To hedge against this risk, ISIL is increasingly shifting its emphasis from local governance, focusing instead on drawing in foreign fighters from the diaspora and raising the next generation of extremists. But even within Iraq and Syria, ISIL’s conquests have prioritized sparsely populated areas, allowing them to basically carve a settler state out of ungoverned territories and partially insulating them from the indigenous population.
While ISIL’s initial recruits were largely Iraqis and Syrians, its future lies with foreign fighters. It is an existential imperative to keep the flow going. And one of the best ways to keep the recruitment pipeline going is to position itself against Middle Eastern autocrats and Western imperialism. The U.S.-led bombing campaign and commensurate counterterrorism trends have resulted in the surge of foreign recruits. ISIL hopes to lure more unpopular actors such as Jordan and the United States more heavily into the theater. The question is whether the U.S. and its allies will take the bait.
The U.S. and its anti-ISIL allies can deprive the group materially by restricting the flow of fighters, illicit funds, resources and arms into the region. This entails cutting off aid to nonstate actors and proxies in Syria and across the rest of the Middle East, as these assets often end up in the hands of radical groups such as ISIL.
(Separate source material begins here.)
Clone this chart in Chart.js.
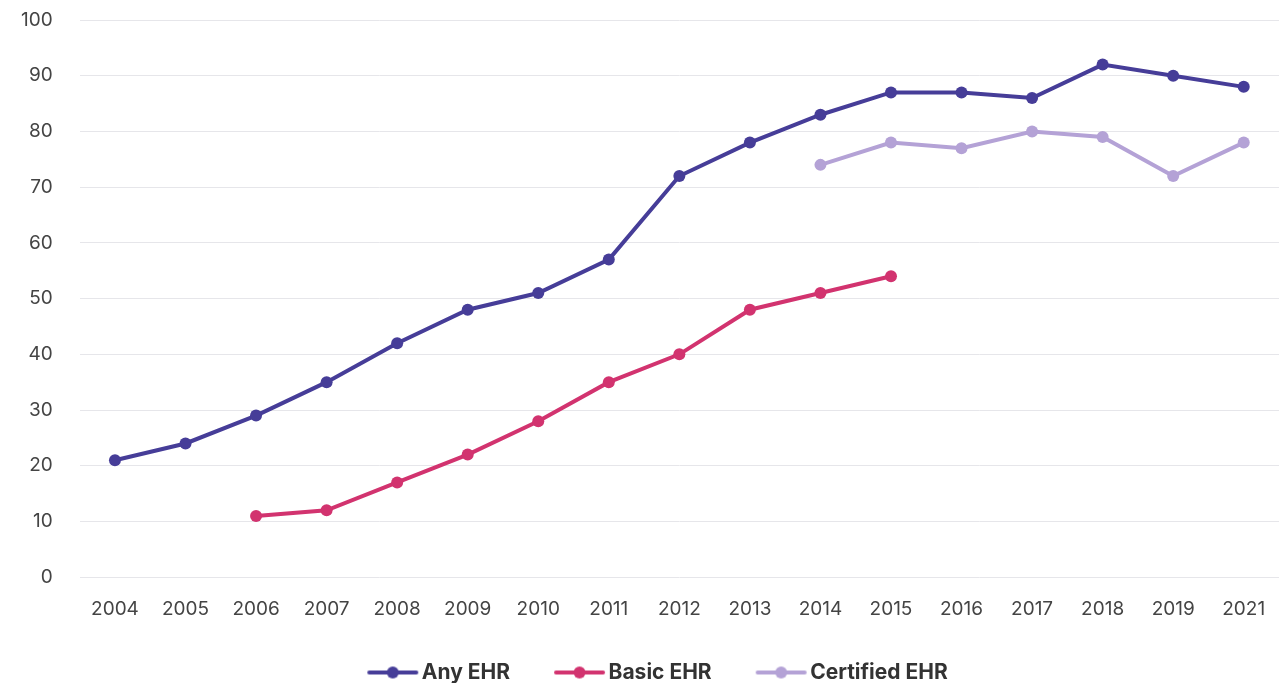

Western powers can deny ISIL new fodder for propaganda by reconsidering the extent and modes of their cooperation with Israel and Middle Eastern dictators and monarchs. This would reduce complicity in these governments’ abuses and help spur positive sociopolitical developments in the region. These measures would greatly undermine ISIL without further airstrikes or boots on the ground.